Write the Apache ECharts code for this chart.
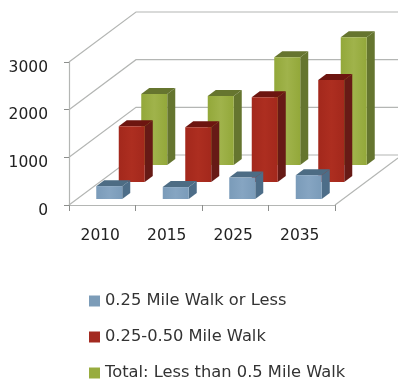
<!DOCTYPE html>
<html>
<head>
<meta charset="utf-8">
<style>html,body{margin:0;padding:0;background:#fff}#chart{width:398px;height:385px}</style>
<script src="https://cdn.jsdelivr.net/npm/echarts@6/dist/echarts.min.js"></script>
</head>
<body>
<div id="chart"></div>
<script>
// Walking-distance figures by forecast year
const years = ['2010', '2015', '2025', '2035'];
const quarterMile = [270, 250, 450, 500];
const halfMileBand = [1170, 1150, 1780, 2140];
const totalHalfMile = [1490, 1450, 2260, 2680];
const valueTicks = [0, 1000, 2000, 3000];

// Oblique projection used for the pseudo-3D box
const WALL_DX = 67, WALL_DY = 50;
const SLOT_DX = 22.5, SLOT_DY = 17, FIRST_DX = 7, FIRST_DY = 6;
const BAR_W = 26, BAR_DX = 8, BAR_DY = 6;
const GRID_LINE = '#b4b6b4';

function columnRenderer(slot, front, top, side, light) {
  return function (params, api) {
    const base = api.coord([api.value(0), 0]);
    const head = api.coord([api.value(0), api.value(1)]);
    const l = base[0] - BAR_W / 2 + FIRST_DX + SLOT_DX * slot;
    const r = l + BAR_W;
    const shift = FIRST_DY + SLOT_DY * slot;
    const b = base[1] - shift;
    const t = head[1] - shift;
    const poly = (points, fill) => ({ type: 'polygon', shape: { points }, style: { fill } });
    return {
      type: 'group',
      children: [
        poly([[r, b], [r + BAR_DX, b - BAR_DY], [r + BAR_DX, t - BAR_DY], [r, t]], side),
        poly([[l, t], [l + BAR_DX, t - BAR_DY], [r + BAR_DX, t - BAR_DY], [r, t]], top),
        poly([[l, b], [r, b], [r, t], [l, t]], {
          type: 'linear', x: 0, y: 0, x2: 1, y2: 0,
          colorStops: [{ offset: 0, color: front }, { offset: 0.5, color: light }, { offset: 1, color: front }]
        })
      ]
    };
  };
}

function wallRenderer(params, api) {
  const left = api.coord([0, api.value(0)]);
  const x0 = params.coordSys.x;
  const lineStyle = { stroke: GRID_LINE, lineWidth: 1.2, fill: null };
  const points = [[x0, left[1]], [x0 + WALL_DX, left[1] - WALL_DY], [398, left[1] - WALL_DY]];
  const children = [{ type: 'polyline', shape: { points }, style: lineStyle }];
  if (api.value(0) === 0) {
    const xr = x0 + params.coordSys.width;
    children.push({
      type: 'line',
      shape: { x1: xr, y1: left[1], x2: xr + WALL_DX - 4, y2: left[1] - WALL_DY + 3 },
      style: lineStyle
    });
  }
  return { type: 'group', children };
}

const pairs = values => values.map((v, i) => [i, v]);

const chart = echarts.init(document.getElementById('chart'));
chart.setOption({
  animation: false,
  backgroundColor: '#fff',
  textStyle: { fontFamily: 'DejaVu Sans' },
  grid: { left: 69, right: 63, top: 62, bottom: 180 },
  xAxis: {
    type: 'category',
    data: years,
    boundaryGap: true,
    axisLine: { lineStyle: { color: GRID_LINE, width: 1.2 } },
    axisTick: { show: true, alignWithLabel: false, length: 6, lineStyle: { color: '#8c8e8c' } },
    axisLabel: { color: '#222', fontSize: 15.5, margin: 23, padding: [0, 4, 0, 0] }
  },
  yAxis: {
    type: 'value',
    min: 0,
    max: 3000,
    interval: 1000,
    axisLine: { show: true, lineStyle: { color: GRID_LINE, width: 1.2 } },
    axisTick: { show: true, length: 5, lineStyle: { color: '#8c8e8c' } },
    axisLabel: { color: '#222', fontSize: 15.5, margin: 21, verticalAlign: 'top', lineHeight: 11, formatter: v => String(v) },
    splitLine: { show: false }
  },
  legend: {
    orient: 'vertical',
    left: 84,
    top: 288,
    width: 310,
    height: 97,
    itemWidth: 11,
    itemHeight: 11,
    itemGap: 20,
    icon: 'rect',
    textStyle: { color: '#333', fontSize: 16.3, lineHeight: 16 },
    data: ['0.25 Mile Walk or Less', '0.25-0.50 Mile Walk', 'Total: Less than 0.5 Mile Walk']
  },
  series: [
    {
      type: 'custom', name: 'walls', silent: true, clip: false, z: 1,
      coordinateSystem: 'cartesian2d',
      encode: { y: 0 },
      data: valueTicks.map(v => [v]),
      renderItem: wallRenderer
    },
    {
      type: 'custom', name: 'Total: Less than 0.5 Mile Walk', clip: false, z: 2,
      itemStyle: { color: '#98ac3f' },
      encode: { x: 0, y: 1 },
      data: pairs(totalHalfMile),
      renderItem: columnRenderer(2, '#93a83a', '#66752f', '#65752f', '#a0b34b')
    },
    {
      type: 'custom', name: '0.25-0.50 Mile Walk', clip: false, z: 3,
      itemStyle: { color: '#a32a20' },
      encode: { x: 0, y: 1 },
      data: pairs(halfMileBand),
      renderItem: columnRenderer(1, '#a3281c', '#6d1510', '#671a16', '#ad2e20')
    },
    {
      type: 'custom', name: '0.25 Mile Walk or Less', clip: false, z: 4,
      itemStyle: { color: '#7c9cb8' },
      encode: { x: 0, y: 1 },
      data: pairs(quarterMile),
      renderItem: columnRenderer(0, '#7a9bb9', '#4d6c84', '#4d6d88', '#86a5c2')
    }
  ]
});
</script>
</body>
</html>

* _EXERCISE DETAILS_
Quote the full listing above word for word; exclude every picture from the copy.

* _RESPONSE_
Write the Apache ECharts code for this chart.
<!DOCTYPE html>
<html>
<head>
<meta charset="utf-8">
<style>html,body{margin:0;padding:0;background:#fff}#chart{width:398px;height:385px}</style>
<script src="https://cdn.jsdelivr.net/npm/echarts@6/dist/echarts.min.js"></script>
</head>
<body>
<div id="chart"></div>
<script>
// Walking-distance figures by forecast year
const years = ['2010', '2015', '2025', '2035'];
const quarterMile = [270, 250, 450, 500];
const halfMileBand = [1170, 1150, 1780, 2140];
const totalHalfMile = [1490, 1450, 2260, 2680];
const valueTicks = [0, 1000, 2000, 3000];

// Oblique projection used for the pseudo-3D box
const WALL_DX = 67, WALL_DY = 50;
const SLOT_DX = 22.5, SLOT_DY = 17, FIRST_DX = 7, FIRST_DY = 6;
const BAR_W = 26, BAR_DX = 8, BAR_DY = 6;
const GRID_LINE = '#b4b6b4';

function columnRenderer(slot, front, top, side, light) {
  return function (params, api) {
    const base = api.coord([api.value(0), 0]);
    const head = api.coord([api.value(0), api.value(1)]);
    const l = base[0] - BAR_W / 2 + FIRST_DX + SLOT_DX * slot;
    const r = l + BAR_W;
    const shift = FIRST_DY + SLOT_DY * slot;
    const b = base[1] - shift;
    const t = head[1] - shift;
    const poly = (points, fill) => ({ type: 'polygon', shape: { points }, style: { fill } });
    return {
      type: 'group',
      children: [
        poly([[r, b], [r + BAR_DX, b - BAR_DY], [r + BAR_DX, t - BAR_DY], [r, t]], side),
        poly([[l, t], [l + BAR_DX, t - BAR_DY], [r + BAR_DX, t - BAR_DY], [r, t]], top),
        poly([[l, b], [r, b], [r, t], [l, t]], {
          type: 'linear', x: 0, y: 0, x2: 1, y2: 0,
          colorStops: [{ offset: 0, color: front }, { offset: 0.5, color: light }, { offset: 1, color: front }]
        })
      ]
    };
  };
}

function wallRenderer(params, api) {
  const left = api.coord([0, api.value(0)]);
  const x0 = params.coordSys.x;
  const lineStyle = { stroke: GRID_LINE, lineWidth: 1.2, fill: null };
  const points = [[x0, left[1]], [x0 + WALL_DX, left[1] - WALL_DY], [398, left[1] - WALL_DY]];
  const children = [{ type: 'polyline', shape: { points }, style: lineStyle }];
  if (api.value(0) === 0) {
    const xr = x0 + params.coordSys.width;
    children.push({
      type: 'line',
      shape: { x1: xr, y1: left[1], x2: xr + WALL_DX - 4, y2: left[1] - WALL_DY + 3 },
      style: lineStyle
    });
  }
  return { type: 'group', children };
}

const pairs = values => values.map((v, i) => [i, v]);

const chart = echarts.init(document.getElementById('chart'));
chart.setOption({
  animation: false,
  backgroundColor: '#fff',
  textStyle: { fontFamily: 'DejaVu Sans' },
  grid: { left: 69, right: 63, top: 62, bottom: 180 },
  xAxis: {
    type: 'category',
    data: years,
    boundaryGap: true,
    axisLine: { lineStyle: { color: GRID_LINE, width: 1.2 } },
    axisTick: { show: true, alignWithLabel: false, length: 6, lineStyle: { color: '#8c8e8c' } },
    axisLabel: { color: '#222', fontSize: 15.5, margin: 23, padding: [0, 4, 0, 0] }
  },
  yAxis: {
    type: 'value',
    min: 0,
    max: 3000,
    interval: 1000,
    axisLine: { show: true, lineStyle: { color: GRID_LINE, width: 1.2 } },
    axisTick: { show: true, length: 5, lineStyle: { color: '#8c8e8c' } },
    axisLabel: { color: '#222', fontSize: 15.5, margin: 21, verticalAlign: 'top', lineHeight: 11, formatter: v => String(v) },
    splitLine: { show: false }
  },
  legend: {
    orient: 'vertical',
    left: 84,
    top: 288,
    width: 310,
    height: 97,
    itemWidth: 11,
    itemHeight: 11,
    itemGap: 20,
    icon: 'rect',
    textStyle: { color: '#333', fontSize: 16.3, lineHeight: 16 },
    data: ['0.25 Mile Walk or Less', '0.25-0.50 Mile Walk', 'Total: Less than 0.5 Mile Walk']
  },
  series: [
    {
      type: 'custom', name: 'walls', silent: true, clip: false, z: 1,
      coordinateSystem: 'cartesian2d',
      encode: { y: 0 },
      data: valueTicks.map(v => [v]),
      renderItem: wallRenderer
    },
    {
      type: 'custom', name: 'Total: Less than 0.5 Mile Walk', clip: false, z: 2,
      itemStyle: { color: '#98ac3f' },
      encode: { x: 0, y: 1 },
      data: pairs(totalHalfMile),
      renderItem: columnRenderer(2, '#93a83a', '#66752f', '#65752f', '#a0b34b')
    },
    {
      type: 'custom', name: '0.25-0.50 Mile Walk', clip: false, z: 3,
      itemStyle: { color: '#a32a20' },
      encode: { x: 0, y: 1 },
      data: pairs(halfMileBand),
      renderItem: columnRenderer(1, '#a3281c', '#6d1510', '#671a16', '#ad2e20')
    },
    {
      type: 'custom', name: '0.25 Mile Walk or Less', clip: false, z: 4,
      itemStyle: { color: '#7c9cb8' },
      encode: { x: 0, y: 1 },
      data: pairs(quarterMile),
      renderItem: columnRenderer(0, '#7a9bb9', '#4d6c84', '#4d6d88', '#86a5c2')
    }
  ]
});
</script>
</body>
</html>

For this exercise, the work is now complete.